I Am Sam
The audience will be terminally blinded by the worst case of sugar overdose since "The Majestic"...
Is there a Dr. Seuss in the house? We need a dose of green eggs and ham to help the movie "I Am Sam," starring Sean Penn. On second thought, hold the ham because this film is full of it. If no Dr. can be found, then the audience will be terminally blinded by the worst case of sugar overdose since "The Majestic."
When Penn first read the script, he may have turned off his signature intensity; how else could you account for his not recognizing the insipid script about a retarded man with the intelligence of a 7-year-old fighting to retain custody of his 7-year-old daughter. Penn’s mugging and nasal wonderment are technique gone in pursuit of sentiment. Even the usually in-control Penn must resort to cliched mannerisms to overcome the screenplay.
When pro-bono lawyer Michelle Pfeiffer says to Penn, "I’ve gotten more out of this relationship than you have," we have gone beyond "Kramer vs. Kramer" and "Rain Man" into the sugar land of "Mary Poppins." Pfeiffer’s redemption would play much better on a Christian Coalition channel, as would the whole politically–correct movie.

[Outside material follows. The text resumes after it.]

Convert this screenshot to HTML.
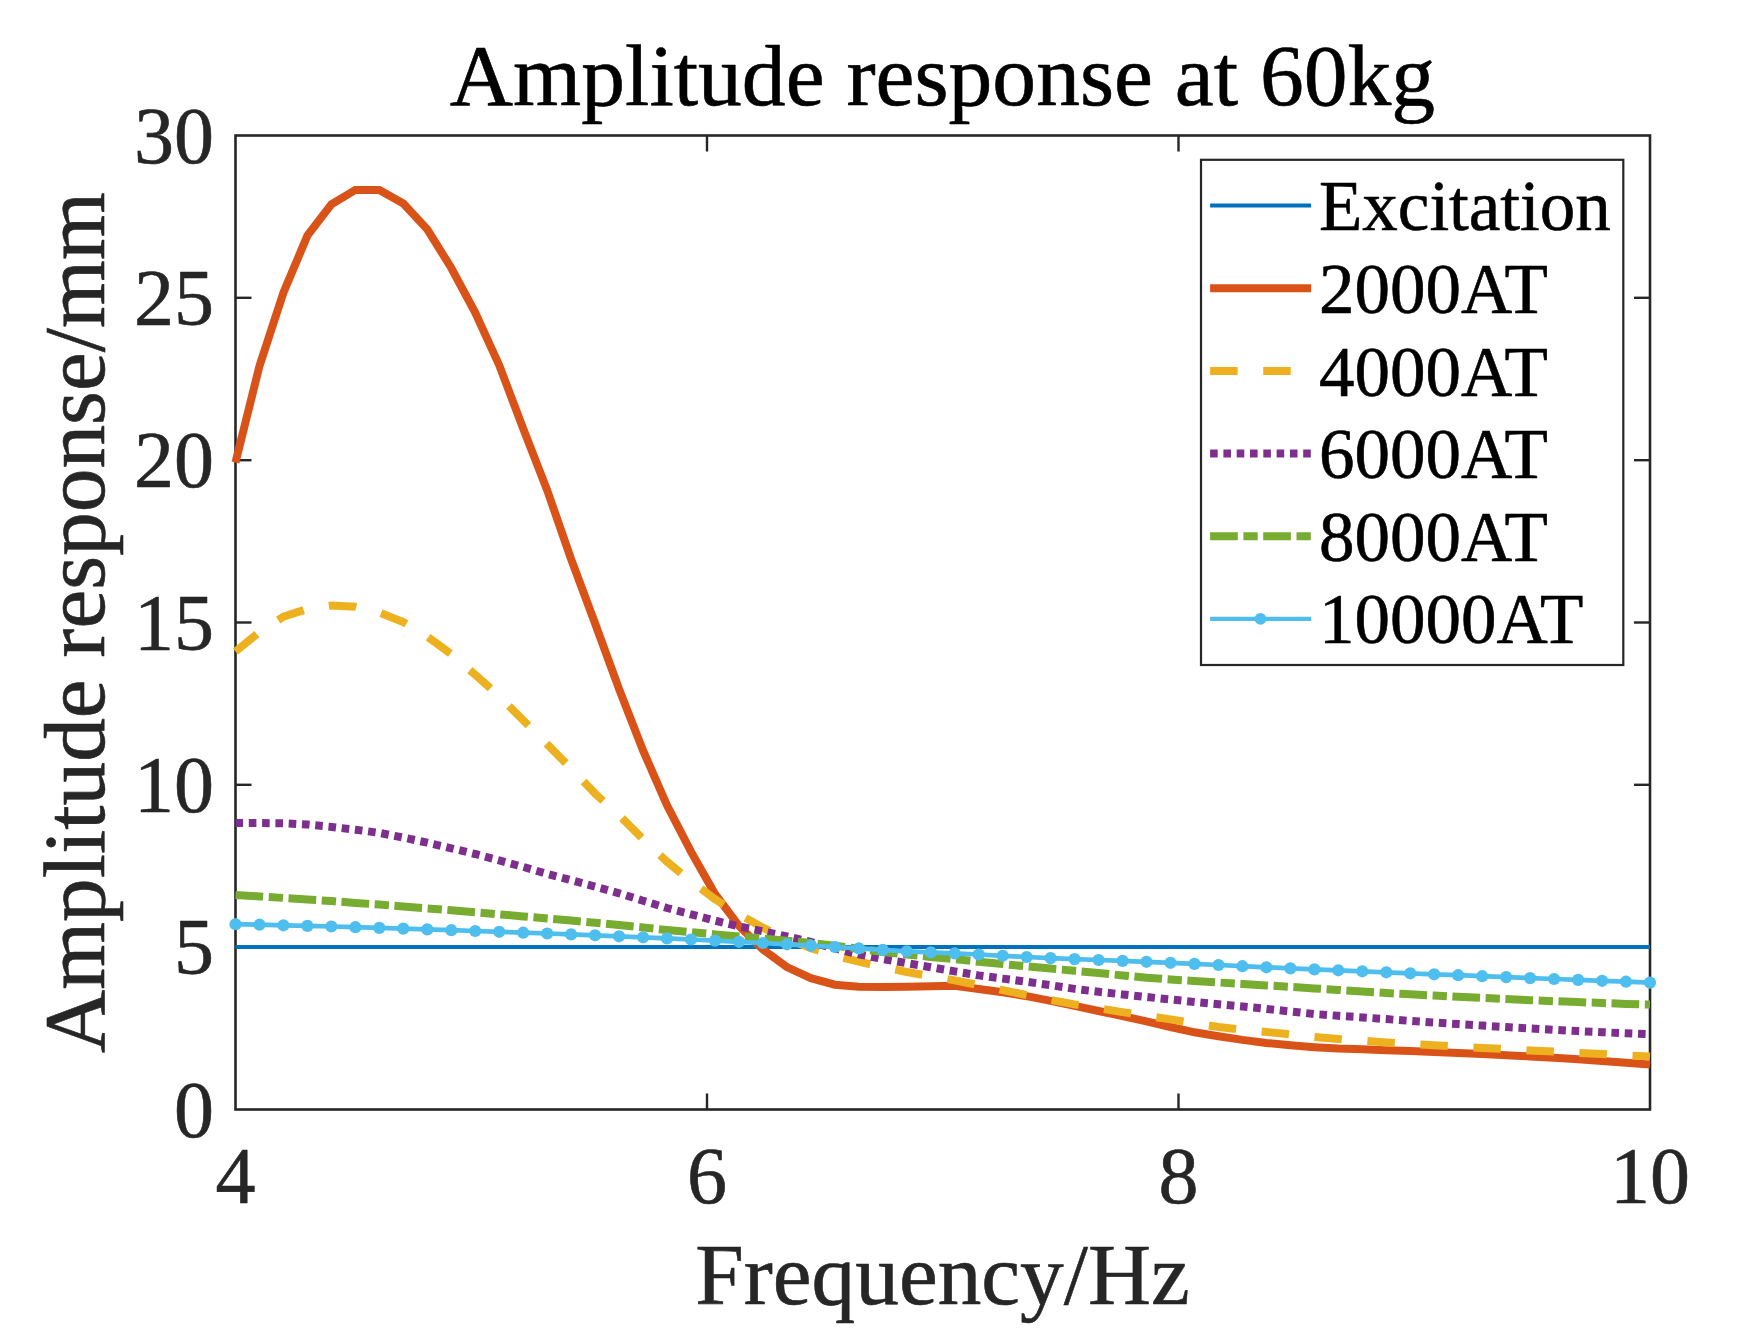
<!DOCTYPE html>
<html><head><meta charset="utf-8"><title>Amplitude response at 60kg</title>
<style>
html,body{margin:0;padding:0;background:#fff;overflow:hidden;}
svg{display:block;}
text{font-family:"Liberation Serif","Times New Roman",serif;stroke-linejoin:round;}
.tk{font-size:80px;fill:#262626;stroke:#262626;stroke-width:0.6;}
.lb{font-size:87.3px;fill:#262626;stroke:#262626;stroke-width:0.6;}
.ti{font-size:87.6px;fill:#000;stroke:#000;stroke-width:0.6;}
.lg{font-size:71px;fill:#000;stroke:#000;stroke-width:0.6;}
</style></head><body>
<svg width="1744" height="1343" viewBox="0 0 1744 1343">
<rect width="1744" height="1343" fill="#fff"/>
<g stroke="#262626" fill="none">
<rect x="235.5" y="135.5" width="1414.5" height="974.0" stroke-width="2.6"/>
<line x1="707.0" y1="1109.5" x2="707.0" y2="1093.5" stroke-width="2.4"/>
<line x1="707.0" y1="135.5" x2="707.0" y2="151.5" stroke-width="2.4"/>
<line x1="1178.5" y1="1109.5" x2="1178.5" y2="1093.5" stroke-width="2.4"/>
<line x1="1178.5" y1="135.5" x2="1178.5" y2="151.5" stroke-width="2.4"/>
<line x1="235.5" y1="947.2" x2="251.5" y2="947.2" stroke-width="2.4"/>
<line x1="1650.0" y1="947.2" x2="1634.0" y2="947.2" stroke-width="2.4"/>
<line x1="235.5" y1="784.8" x2="251.5" y2="784.8" stroke-width="2.4"/>
<line x1="1650.0" y1="784.8" x2="1634.0" y2="784.8" stroke-width="2.4"/>
<line x1="235.5" y1="622.5" x2="251.5" y2="622.5" stroke-width="2.4"/>
<line x1="1650.0" y1="622.5" x2="1634.0" y2="622.5" stroke-width="2.4"/>
<line x1="235.5" y1="460.2" x2="251.5" y2="460.2" stroke-width="2.4"/>
<line x1="1650.0" y1="460.2" x2="1634.0" y2="460.2" stroke-width="2.4"/>
<line x1="235.5" y1="297.8" x2="251.5" y2="297.8" stroke-width="2.4"/>
<line x1="1650.0" y1="297.8" x2="1634.0" y2="297.8" stroke-width="2.4"/>
</g>
<g fill="none" stroke-linejoin="miter" stroke-miterlimit="3">
<line x1="235.5" y1="947" x2="1650.0" y2="947" stroke="#0072BD" stroke-width="4.2"/>
<polyline points="235.5,462.5 259.5,365.9 283.4,292.7 307.4,235.6 331.4,204.4 355.4,189.9 379.3,189.9 403.3,203.5 427.3,229.4 451.3,268.0 475.2,312.6 499.2,365.2 523.2,428.6 547.2,490.3 571.1,559.1 595.1,623.5 619.1,689.2 643.1,750.6 667.0,805.4 691.0,851.6 715.0,894.0 739.0,925.9 762.9,949.5 786.9,967.0 810.9,978.2 834.9,984.7 858.8,986.8 882.8,987.1 906.8,986.7 930.8,986.2 954.7,985.8 978.7,989.0 1002.7,992.2 1026.7,996.2 1050.6,1000.9 1074.6,1005.8 1098.6,1011.0 1122.6,1016.2 1146.5,1021.3 1170.5,1027.0 1194.5,1032.3 1218.5,1036.3 1242.4,1039.9 1266.4,1042.9 1290.4,1045.3 1314.4,1047.2 1338.3,1048.6 1362.3,1049.3 1386.3,1050.3 1410.3,1051.1 1434.2,1051.9 1458.2,1052.9 1482.2,1054.0 1506.2,1055.2 1530.1,1056.4 1554.1,1057.8 1578.1,1059.3 1602.1,1061.0 1626.0,1062.7 1650.0,1064.6" stroke="#D95319" stroke-width="8.0"/>
<polyline points="235.5,651.5 259.5,632.0 283.4,616.7 307.4,608.9 331.4,605.5 355.4,606.7 379.3,612.5 403.3,622.1 427.3,636.6 451.3,654.1 475.2,674.7 499.2,696.2 523.2,720.3 547.2,744.4 571.1,768.5 595.1,793.6 619.1,815.2 643.1,839.2 667.0,861.7 691.0,881.4 715.0,899.1 739.0,914.2 762.9,927.7 786.9,938.5 810.9,948.3 834.9,955.7 858.8,961.7 882.8,967.1 906.8,972.0 930.8,976.3 954.7,980.4 978.7,985.1 1002.7,990.2 1026.7,995.0 1050.6,999.9 1074.6,1004.4 1098.6,1008.3 1122.6,1012.1 1146.5,1015.8 1170.5,1019.4 1194.5,1023.3 1218.5,1027.0 1242.4,1029.7 1266.4,1031.9 1290.4,1034.4 1314.4,1036.9 1338.3,1038.9 1362.3,1040.7 1386.3,1042.5 1410.3,1044.0 1434.2,1045.3 1458.2,1046.6 1482.2,1047.9 1506.2,1049.1 1530.1,1050.4 1554.1,1051.6 1578.1,1052.9 1602.1,1054.1 1626.0,1055.3 1650.0,1056.5" stroke="#EDB120" stroke-width="8.0" stroke-dasharray="27.5 25.6"/>
<polyline points="235.5,823.0 259.5,823.0 283.4,823.3 307.4,824.6 331.4,826.9 355.4,829.7 379.3,832.9 403.3,837.6 427.3,842.7 451.3,848.3 475.2,854.0 499.2,860.4 523.2,866.9 547.2,873.9 571.1,880.2 595.1,886.6 619.1,893.3 643.1,900.7 667.0,908.0 691.0,914.3 715.0,920.6 739.0,926.4 762.9,931.3 786.9,936.4 810.9,942.0 834.9,948.5 858.8,954.4 882.8,959.0 906.8,963.1 930.8,967.2 954.7,971.4 978.7,975.4 1002.7,978.6 1026.7,981.8 1050.6,985.2 1074.6,988.9 1098.6,991.8 1122.6,994.4 1146.5,997.0 1170.5,999.5 1194.5,1001.9 1218.5,1004.2 1242.4,1006.5 1266.4,1008.9 1290.4,1011.5 1314.4,1014.0 1338.3,1015.8 1362.3,1017.4 1386.3,1019.1 1410.3,1020.9 1434.2,1022.5 1458.2,1024.1 1482.2,1025.6 1506.2,1027.1 1530.1,1028.5 1554.1,1029.8 1578.1,1031.1 1602.1,1032.2 1626.0,1033.3 1650.0,1034.2" stroke="#7E2F8E" stroke-width="8.0" stroke-dasharray="7.6 5.7"/>
<polyline points="235.5,895.0 259.5,896.4 283.4,897.9 307.4,899.5 331.4,901.1 355.4,902.9 379.3,904.6 403.3,906.5 427.3,908.4 451.3,910.3 475.2,912.3 499.2,914.3 523.2,916.4 547.2,918.5 571.1,920.6 595.1,922.8 619.1,925.0 643.1,927.5 667.0,930.0 691.0,932.2 715.0,934.4 739.0,936.5 762.9,938.7 786.9,940.8 810.9,943.0 834.9,945.6 858.8,948.8 882.8,952.0 906.8,954.5 930.8,956.9 954.7,959.2 978.7,961.7 1002.7,964.1 1026.7,966.4 1050.6,968.6 1074.6,970.8 1098.6,973.0 1122.6,975.4 1146.5,977.7 1170.5,979.5 1194.5,981.0 1218.5,982.5 1242.4,983.9 1266.4,985.4 1290.4,986.9 1314.4,988.4 1338.3,989.9 1362.3,991.5 1386.3,993.0 1410.3,994.3 1434.2,995.5 1458.2,996.8 1482.2,997.9 1506.2,999.1 1530.1,1000.2 1554.1,1001.2 1578.1,1002.1 1602.1,1003.0 1626.0,1003.9 1650.0,1004.6" stroke="#77AC30" stroke-width="8.0" stroke-dasharray="27.7 5.6 14.3 5.5"/>
<polyline points="235.5,924.2 259.5,924.7 283.4,925.3 307.4,925.9 331.4,926.5 355.4,927.2 379.3,927.9 403.3,928.6 427.3,929.4 451.3,930.2 475.2,931.0 499.2,931.8 523.2,932.7 547.2,933.5 571.1,934.4 595.1,935.3 619.1,936.3 643.1,937.3 667.0,938.4 691.0,939.5 715.0,940.6 739.0,941.8 762.9,943.0 786.9,944.3 810.9,945.6 834.9,947.0 858.8,948.4 882.8,949.9 906.8,951.3 930.8,952.4 954.7,953.4 978.7,954.5 1002.7,955.8 1026.7,957.0 1050.6,958.1 1074.6,959.1 1098.6,960.0 1122.6,960.9 1146.5,961.8 1170.5,962.8 1194.5,963.9 1218.5,965.0 1242.4,966.2 1266.4,967.3 1290.4,968.4 1314.4,969.4 1338.3,970.3 1362.3,971.3 1386.3,972.3 1410.3,973.3 1434.2,974.3 1458.2,975.2 1482.2,976.2 1506.2,977.1 1530.1,978.1 1554.1,979.0 1578.1,979.9 1602.1,980.8 1626.0,981.7 1650.0,982.6" stroke="#4DBEEE" stroke-width="4.7"/>
</g>
<g fill="#4DBEEE">
<circle cx="235.5" cy="924.2" r="6.1"/>
<circle cx="259.5" cy="924.7" r="6.1"/>
<circle cx="283.4" cy="925.3" r="6.1"/>
<circle cx="307.4" cy="925.9" r="6.1"/>
<circle cx="331.4" cy="926.5" r="6.1"/>
<circle cx="355.4" cy="927.2" r="6.1"/>
<circle cx="379.3" cy="927.9" r="6.1"/>
<circle cx="403.3" cy="928.6" r="6.1"/>
<circle cx="427.3" cy="929.4" r="6.1"/>
<circle cx="451.3" cy="930.2" r="6.1"/>
<circle cx="475.2" cy="931.0" r="6.1"/>
<circle cx="499.2" cy="931.8" r="6.1"/>
<circle cx="523.2" cy="932.7" r="6.1"/>
<circle cx="547.2" cy="933.5" r="6.1"/>
<circle cx="571.1" cy="934.4" r="6.1"/>
<circle cx="595.1" cy="935.3" r="6.1"/>
<circle cx="619.1" cy="936.3" r="6.1"/>
<circle cx="643.1" cy="937.3" r="6.1"/>
<circle cx="667.0" cy="938.4" r="6.1"/>
<circle cx="691.0" cy="939.5" r="6.1"/>
<circle cx="715.0" cy="940.6" r="6.1"/>
<circle cx="739.0" cy="941.8" r="6.1"/>
<circle cx="762.9" cy="943.0" r="6.1"/>
<circle cx="786.9" cy="944.3" r="6.1"/>
<circle cx="810.9" cy="945.6" r="6.1"/>
<circle cx="834.9" cy="947.0" r="6.1"/>
<circle cx="858.8" cy="948.4" r="6.1"/>
<circle cx="882.8" cy="949.9" r="6.1"/>
<circle cx="906.8" cy="951.3" r="6.1"/>
<circle cx="930.8" cy="952.4" r="6.1"/>
<circle cx="954.7" cy="953.4" r="6.1"/>
<circle cx="978.7" cy="954.5" r="6.1"/>
<circle cx="1002.7" cy="955.8" r="6.1"/>
<circle cx="1026.7" cy="957.0" r="6.1"/>
<circle cx="1050.6" cy="958.1" r="6.1"/>
<circle cx="1074.6" cy="959.1" r="6.1"/>
<circle cx="1098.6" cy="960.0" r="6.1"/>
<circle cx="1122.6" cy="960.9" r="6.1"/>
<circle cx="1146.5" cy="961.8" r="6.1"/>
<circle cx="1170.5" cy="962.8" r="6.1"/>
<circle cx="1194.5" cy="963.9" r="6.1"/>
<circle cx="1218.5" cy="965.0" r="6.1"/>
<circle cx="1242.4" cy="966.2" r="6.1"/>
<circle cx="1266.4" cy="967.3" r="6.1"/>
<circle cx="1290.4" cy="968.4" r="6.1"/>
<circle cx="1314.4" cy="969.4" r="6.1"/>
<circle cx="1338.3" cy="970.3" r="6.1"/>
<circle cx="1362.3" cy="971.3" r="6.1"/>
<circle cx="1386.3" cy="972.3" r="6.1"/>
<circle cx="1410.3" cy="973.3" r="6.1"/>
<circle cx="1434.2" cy="974.3" r="6.1"/>
<circle cx="1458.2" cy="975.2" r="6.1"/>
<circle cx="1482.2" cy="976.2" r="6.1"/>
<circle cx="1506.2" cy="977.1" r="6.1"/>
<circle cx="1530.1" cy="978.1" r="6.1"/>
<circle cx="1554.1" cy="979.0" r="6.1"/>
<circle cx="1578.1" cy="979.9" r="6.1"/>
<circle cx="1602.1" cy="980.8" r="6.1"/>
<circle cx="1626.0" cy="981.7" r="6.1"/>
<circle cx="1650.0" cy="982.6" r="6.1"/>
</g>
<text class="tk" x="235.5" y="1203.4" text-anchor="middle">4</text>
<text class="tk" x="707.0" y="1203.4" text-anchor="middle">6</text>
<text class="tk" x="1178.5" y="1203.4" text-anchor="middle">8</text>
<text class="tk" x="1650.0" y="1203.4" text-anchor="middle">10</text>
<text class="tk" x="214" y="1136.5" text-anchor="end">0</text>
<text class="tk" x="214" y="974.2" text-anchor="end">5</text>
<text class="tk" x="214" y="811.8" text-anchor="end">10</text>
<text class="tk" x="214" y="649.5" text-anchor="end">15</text>
<text class="tk" x="214" y="487.2" text-anchor="end">20</text>
<text class="tk" x="214" y="324.8" text-anchor="end">25</text>
<text class="tk" x="214" y="162.5" text-anchor="end">30</text>
<text class="ti" x="942.5" y="104.8" text-anchor="middle">Amplitude response at 60kg</text>
<text class="lb" x="942.5" y="1303.6" text-anchor="middle">Frequency/Hz</text>
<text class="lb" transform="translate(104,622.5) rotate(-90)" text-anchor="middle">Amplitude response/mm</text>
<rect x="1201" y="159.8" width="422.3" height="505.2" fill="#fff" stroke="#262626" stroke-width="2.2"/>
<line x1="1210.1" y1="205.5" x2="1311.1" y2="205.5" stroke="#0072BD" stroke-width="4.2"/>
<text class="lg" x="1319" y="230.0">Excitation</text>
<line x1="1210.1" y1="288.3" x2="1311.1" y2="288.3" stroke="#D95319" stroke-width="8.0"/>
<text class="lg" x="1319" y="312.8">2000AT</text>
<line x1="1210.1" y1="371.0" x2="1311.1" y2="371.0" stroke="#EDB120" stroke-width="8.0" stroke-dasharray="27.5 25.6"/>
<text class="lg" x="1319" y="395.5">4000AT</text>
<line x1="1210.1" y1="453.6" x2="1311.1" y2="453.6" stroke="#7E2F8E" stroke-width="8.0" stroke-dasharray="7.6 5.7"/>
<text class="lg" x="1319" y="478.1">6000AT</text>
<line x1="1210.1" y1="536.2" x2="1311.1" y2="536.2" stroke="#77AC30" stroke-width="8.0" stroke-dasharray="27.7 5.6 14.3 5.5"/>
<text class="lg" x="1319" y="560.7">8000AT</text>
<line x1="1210.1" y1="618.8" x2="1311.1" y2="618.8" stroke="#4DBEEE" stroke-width="4.2"/>
<text class="lg" x="1319" y="643.3">10000AT</text>
<circle cx="1260.5" cy="618.8" r="5.9" fill="#4DBEEE"/>
</svg></body></html>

The corruption of a film manipulating the audience to side with Penn is that it is seriously questionable whether he should, given his sometimes-deficient coping skills, be in charge of the child. Even his ability to remember Beatles lyrics and dates and the film’s overlay of songs like "You've Got to Hide Your Love Away" and "All You Need Is Love" can’t convince me that this is an honest portrayal of a complicated human situation. Not when he can barely understand a written court order or order food without a riot.
Go to the Lifetime Channel for more honesty than this, and tell director Jessie Nelson that the emotional hot buttons should be pushed now and then gently, not with a permanent repeat button.